This is very interesting, especially considering the energy-time tradeoff. I wonder how it compares to optical computing [1], where FFT can be done efficiently [2], or to analog computing for linear algebra [3].
Had a quick read of [3]. This work comments on three contributions to the error in an analog scheme to solve linear systems via an ODE that is encoded in the circuit dynamics, although the specific ODE being solved is not given in the paper. The three sources addressed are: gain error, offset error, and nonlinearity. It is mentioned that the first two can be corrected by calibration, while the nonlinearity error can be mitigated by scaling down the inputs to the problem (the matrix A and vector b in the equation Ax = b). It says that scaling down the problem results in lower accuracy, which I suspect can be captured by the tradeoff we show analytically between time, energy, and accuracy. It is also mentioned that “when the analog accelerator outputs are steady, we can sample the solutions once with higher-precision ADCs. However, the method here does not involve time-averaging the output of the circuit. A core result of our paper is that the accuracy converges with the length of time over which the output is averaged, so I suspect that taking a single sample is a drawback of the method presented here.
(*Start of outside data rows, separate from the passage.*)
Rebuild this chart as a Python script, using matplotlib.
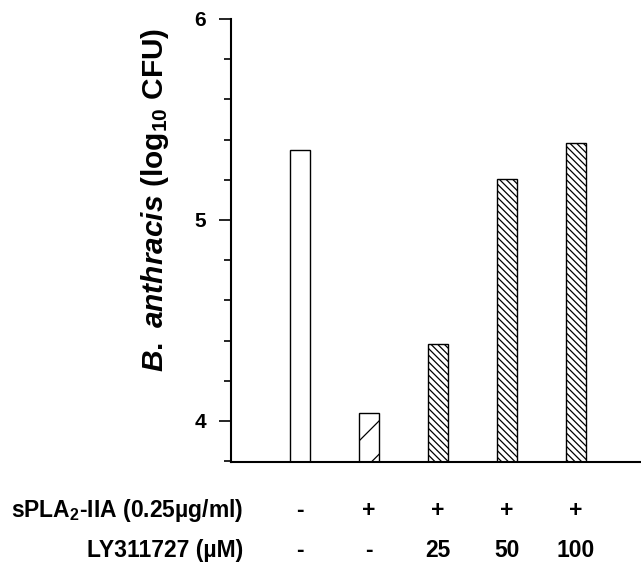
import matplotlib
matplotlib.use("Agg")
import matplotlib.pyplot as plt
from matplotlib.ticker import MultipleLocator
from matplotlib.transforms import blended_transform_factory

plt.rcParams['font.family'] = ['Liberation Sans', 'DejaVu Sans']
plt.rcParams['font.weight'] = 'bold'
plt.rcParams['mathtext.fontset'] = 'custom'
plt.rcParams['mathtext.rm'] = 'Liberation Sans:bold'
plt.rcParams['mathtext.it'] = 'Liberation Sans:italic:bold'
plt.rcParams['mathtext.bf'] = 'Liberation Sans:bold'
plt.rcParams['mathtext.default'] = 'rm'
plt.rcParams['hatch.linewidth'] = 0.9

# data
values = [5.35, 4.04, 4.385, 5.205, 5.385]
hatches = ['', '/', '\\\\\\\\\\', '\\\\\\\\\\', '\\\\\\\\\\']
spla_row = ['-', '+', '+', '+', '+']
ly_row = ['-', '-', '25', '50', '100']
row_labels = [r'sPLA$_2$-IIA (0.25µg/ml)', 'LY311727 (µM)']
ylabel = r'$\mathit{B.\ anthracis}$ (log$_{10}$ CFU)'

fig = plt.figure(figsize=(6.41, 5.72), dpi=100)
ax = fig.add_axes([0.3604, 0.1923, 0.6396, 0.7745])

x = list(range(len(values)))
ymin = 3.796
bars = ax.bar(x, [v - ymin for v in values], bottom=ymin, width=0.29,
              color='white', edgecolor='black', linewidth=1.0)
for b, h in zip(bars, hatches):
    b.set_hatch(h)

ax.set_xlim(-1.0, 4.94)
ax.set_ylim(ymin, 6.0)
ax.yaxis.set_minor_locator(MultipleLocator(0.2))
ax.set_yticks([4, 5, 6])
ax.set_yticklabels(['4', '5', '6'])
ax.tick_params(axis='y', which='major', direction='out', length=9, width=1.2,
               pad=9, labelsize=15)
ax.tick_params(axis='y', which='minor', direction='out', length=5, width=1.2)
ax.tick_params(axis='x', bottom=False, labelbottom=False)
for s in ['top', 'right']:
    ax.spines[s].set_visible(False)
ax.spines['left'].set_linewidth(1.5)
ax.spines['bottom'].set_linewidth(1.5)

ax.set_ylabel(ylabel, fontsize=21.5, fontweight='bold')
ax.yaxis.set_label_coords(-0.146, 0.591)

trans = blended_transform_factory(ax.transData, ax.transAxes)
row_y = [-0.11, -0.199]
for ry, lab, row in zip(row_y, row_labels, [spla_row, ly_row]):
    ax.text(-0.826, ry, lab, transform=trans, ha='right', va='center',
            fontsize=16.5, fontweight='bold', clip_on=False)
    for xi, t in zip(x, row):
        ax.text(xi, ry, t, transform=trans, ha='center', va='center',
                fontsize=16.5, fontweight='bold', clip_on=False)

fig.savefig('out.png', dpi=100)
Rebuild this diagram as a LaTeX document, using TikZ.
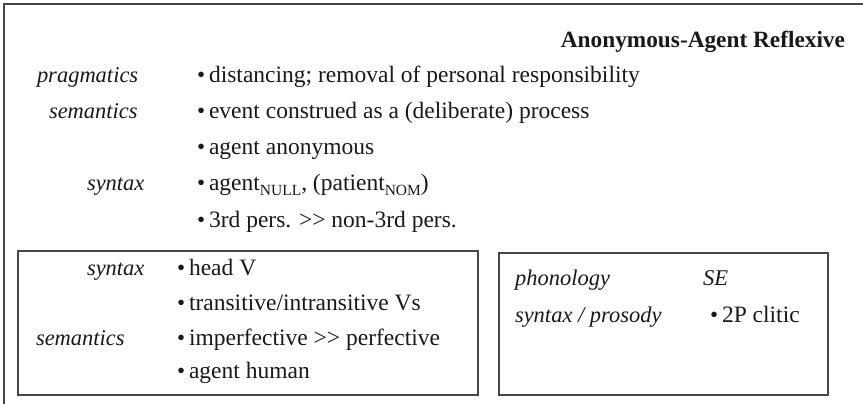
\documentclass[tikz,border=0pt]{standalone}
\usepackage{fontspec}
\setmainfont{Liberation Serif}
\newcommand{\itm}{{\fontsize{23}{23}\selectfont\textbullet}\hspace{4pt}}
\newcommand{\lowcap}[1]{\raisebox{-5pt}{\fontsize{15.5}{15.5}\selectfont #1}}
\newcommand{\dblgt}{{>}{>}}
\begin{document}
\begin{tikzpicture}[x=1pt,y=-1pt,
  txt/.style={inner sep=0pt, outer sep=0pt, anchor=base west, font=\fontsize{23.5}{28}\selectfont, text=black!90},
  lbl/.style={txt, font=\fontsize{22.5}{27}\selectfont\itshape},
  frame/.style={draw=black!72, line width=1.1pt, inner sep=0pt, outer sep=0pt, anchor=north west}]
\useasboundingbox (0,0) rectangle (863,404);

% outer frame (open to the right and below)
\draw[draw=black!72, line width=1.3pt] (863,4) -- (4,4) -- (4,404);

% inner boxes
\node[frame, minimum width=460pt, minimum height=144pt] (boxL) at (18,251) {};
\node[frame, minimum width=329pt, minimum height=142pt] (boxR) at (499,253) {};

% heading
\node[txt, anchor=base east, font=\fontsize{23.3}{28}\selectfont\bfseries] (title) at (845,48) {Anonymous-Agent Reflexive};

% upper block
\node[lbl] (pragL) at (37,83) {pragmatics};
\node[txt] (prag1) at (197,83) {\itm distancing; removal of personal responsibility};
\node[lbl] (semL) at (49,118) {semantics};
\node[txt] (sem1) at (197,118) {\itm event construed as a (deliberate) process};
\node[txt] (sem2) at (197,154) {\itm agent anonymous};
\node[lbl] (synL) at (87,190) {syntax};
\node[txt] (syn1) at (197,190) {\itm agent\lowcap{NULL}, (patient\lowcap{NOM})};
\node[txt] (syn2) at (197,227) {\itm 3rd pers. \dblgt\ non-3rd pers.};

% lower left box
\node[lbl] (lsynL) at (87,275) {syntax};
\node[txt] (lsyn1) at (177,275) {\itm head V};
\node[txt] (lsyn2) at (177,310) {\itm transitive/intransitive Vs};
\node[lbl] (lsemL) at (36,345) {semantics};
\node[txt] (lsem1) at (177,345) {\itm imperfective \dblgt\ perfective};
\node[txt] (lsem2) at (177,378) {\itm agent human};

% lower right box
\node[lbl] (phonL) at (515,285) {phonology};
\node[lbl] (phon1) at (703,285) {SE};
\node[lbl] (prosL) at (515,322) {syntax / prosody};
\node[txt] (pros1) at (710,322) {\itm 2P clitic};
\end{tikzpicture}
\end{document}
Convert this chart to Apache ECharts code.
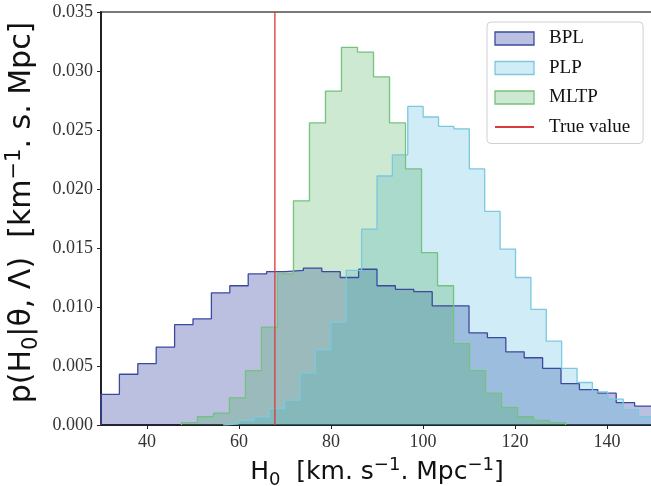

The Optical Fourier Transform (OFT) in [2] is a way to compute the Discrete Fourier Transform (DFT), and is an alternative to the Fast Fourier Transform (FFT). The OFT basically does a matrix-vector multiplication, where the matrix has a special form, which is accomplished physically using the diffraction of light as it propagates from one plane to another. Although the paper claims constant time for this operation, it’s likely that when the optical array gets bigger, the light has to propagate further for the diffraction pattern to emerge, meaning the time gets longer too. But the coefficient of this scaling is extremely small, because light travels fast. This also accelerates linear algebra using physical dynamics, but can only be used to multiply one particular matrix (the DFT matrix) by an arbitrary vector.